If the mixture is correct, adding a small amount of propane (fuel) will not change the R's. Adding more will cause the R's to drop. That means the A/F ratio is already correct.
If adding the R's go way up, then it was too lean.
But - remember the ECM monitors the O2 - so whatever you do will only be temporary for 2 or 3 seconds, then the ECM compensates for your enrichment.
Way too rich should stop the ping - by the cooling effect of being too rich, but performance and mileage will suffer.
2. Remote mount the MAP Sensor (get creative) - use a very long and large hose for the vacuum - the long large hose will dampen the pulsations - or use some kind of canister - like a fuel filter to act as a dampener. See if that helps.
3. But still - the plugs - you should by now be able to see if they are creating "hot spots." Try stock plugs or even 1 or 2 clicks colder.
4. Use an infra-red thermometer from underneath - see if one exhaust temp is way hotter than the rest, indicating cooling troubles - head gasket etc.
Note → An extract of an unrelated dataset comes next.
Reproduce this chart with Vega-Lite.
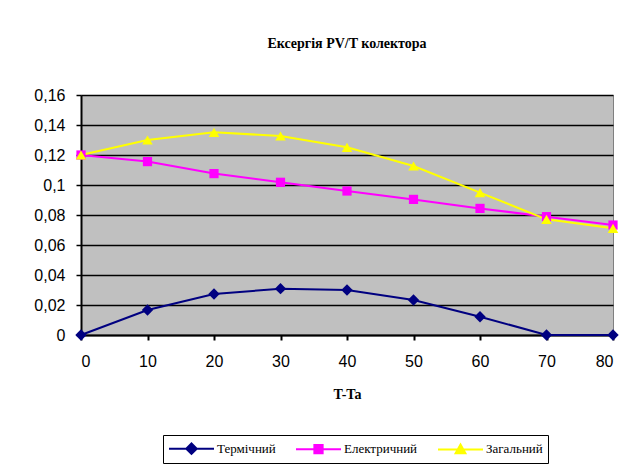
{
  "$schema": "https://vega.github.io/schema/vega-lite/v6.json",
  "width": 532,
  "height": 240,
  "autosize": {"type": "none"},
  "padding": {"left": 81, "top": 95, "right": 25, "bottom": 140},
  "background": "white",
  "title": {"text": "Ексергія PV/T колектора", "font": "Liberation Serif, serif", "fontSize": 14, "fontWeight": "bold", "color": "black", "offset": 36, "anchor": "middle"},
  "data": {"values": [
    {"t": 0, "s": "Термічний", "v": 0},
    {"t": 10, "s": "Термічний", "v": 0.0167},
    {"t": 20, "s": "Термічний", "v": 0.0273},
    {"t": 30, "s": "Термічний", "v": 0.0309},
    {"t": 40, "s": "Термічний", "v": 0.030},
    {"t": 50, "s": "Термічний", "v": 0.0233},
    {"t": 60, "s": "Термічний", "v": 0.0122},
    {"t": 70, "s": "Термічний", "v": 0},
    {"t": 80, "s": "Термічний", "v": 0},
    {"t": 0, "s": "Електричний", "v": 0.120},
    {"t": 10, "s": "Електричний", "v": 0.1156},
    {"t": 20, "s": "Електричний", "v": 0.1076},
    {"t": 30, "s": "Електричний", "v": 0.1018},
    {"t": 40, "s": "Електричний", "v": 0.096},
    {"t": 50, "s": "Електричний", "v": 0.0904},
    {"t": 60, "s": "Електричний", "v": 0.0844},
    {"t": 70, "s": "Електричний", "v": 0.0789},
    {"t": 80, "s": "Електричний", "v": 0.0733},
    {"t": 0, "s": "Загальний", "v": 0.120},
    {"t": 10, "s": "Загальний", "v": 0.130},
    {"t": 20, "s": "Загальний", "v": 0.1351},
    {"t": 30, "s": "Загальний", "v": 0.1327},
    {"t": 40, "s": "Загальний", "v": 0.1251},
    {"t": 50, "s": "Загальний", "v": 0.1127},
    {"t": 60, "s": "Загальний", "v": 0.0949},
    {"t": 70, "s": "Загальний", "v": 0.0771},
    {"t": 80, "s": "Загальний", "v": 0.0711}
  ]},
  "encoding": {
    "x": {"field": "t", "type": "quantitative", "title": "T-Ta",
      "scale": {"domain": [0, 80], "nice": false},
      "axis": {"values": [0, 10, 20, 30, 40, 50, 60, 70, 80], "grid": false, "domainColor": "black", "domainWidth": 2, "tickColor": "black", "tickWidth": 2, "tickSize": 5,
        "labelFont": "Liberation Sans", "labelFontSize": 16, "labelColor": "black", "labelPadding": 13,
        "titleFont": "Liberation Serif, serif", "titleFontSize": 14, "titleFontWeight": "bold", "titleColor": "black", "titlePadding": 18}},
    "y": {"field": "v", "type": "quantitative", "title": null,
      "scale": {"domain": [0, 0.16], "nice": false},
      "axis": {"values": [0, 0.02, 0.04, 0.06, 0.08, 0.1, 0.12, 0.14, 0.16], "grid": true, "gridColor": "black", "gridWidth": 1.6, "domainColor": "black", "domainWidth": 2, "tickColor": "black", "tickWidth": 1.5, "tickSize": 5,
        "labelExpr": "replace(format(datum.value, '~g'), '.', ',')",
        "labelFont": "Liberation Sans", "labelFontSize": 16, "labelColor": "black", "labelPadding": 11}}
  },
  "layer": [
    {"mark": {"type": "line", "strokeWidth": 2},
      "encoding": {
        "color": {"field": "s", "type": "nominal",
          "scale": {"domain": ["Термічний", "Електричний", "Загальний"], "range": ["#000080", "#FF00FF", "#FFFF00"]},
          "legend": {"title": null, "orient": "none", "legendX": 82, "legendY": 340, "direction": "horizontal",
            "strokeColor": "black", "fillColor": "white", "padding": 5, "cornerRadius": 0,
            "labelFont": "Liberation Serif, serif", "labelFontSize": 13, "labelColor": "black",
            "symbolSize": 225, "symbolStrokeWidth": 2, "columnPadding": 16, "labelOffset": 32,
            "encode": {"symbols": {"update": {
              "shape": {"signal": "datum.value === 'Термічний' ? 'M-1,0H5M2,-0.7L2.7,0L2,0.7L1.3,0Z' : datum.value === 'Електричний' ? 'M-1,0H5M1.45,-0.55H2.55V0.55H1.45Z' : 'M-1,0H5M2,-0.65L2.65,0.5H1.35Z'"},
              "fill": {"signal": "datum.value === 'Термічний' ? '#000080' : datum.value === 'Електричний' ? '#FF00FF' : '#FFFF00'"},
              "size": {"value": 225},
              "strokeWidth": {"value": 2},
              "opacity": {"value": 1}
            }}}}}
      }},
    {"transform": [{"filter": "datum.s === 'Термічний'"}],
      "mark": {"type": "point", "shape": "diamond", "size": 130, "filled": true, "opacity": 1, "color": "#000080"}},
    {"transform": [{"filter": "datum.s === 'Електричний'"}],
      "mark": {"type": "point", "shape": "square", "size": 85, "filled": true, "opacity": 1, "color": "#FF00FF"}},
    {"transform": [{"filter": "datum.s === 'Загальний'"}],
      "mark": {"type": "point", "shape": "triangle-up", "size": 110, "filled": true, "opacity": 1, "color": "#FFFF00"}}
  ],
  "config": {
    "view": {"fill": "#C0C0C0", "stroke": "#808080", "strokeWidth": 1}
  }
}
Try it right after you run it at 2500 for at least 2 minutes.
Larger injectors - there were enterprising 2 guys that took their truck to the market to buy watermelons. They paid $.50 a pound for them.
They found a street corner and set up to sell them. They sold them all for $.50 a pound, they sold them all by noon.
One said to the other - why didn't we make a profit, we sold them all?
The other said "because we ran out of them too fast, we need a bigger truck!"
Let us know.
It's no wonder the country is falling apart - stupidity abounds!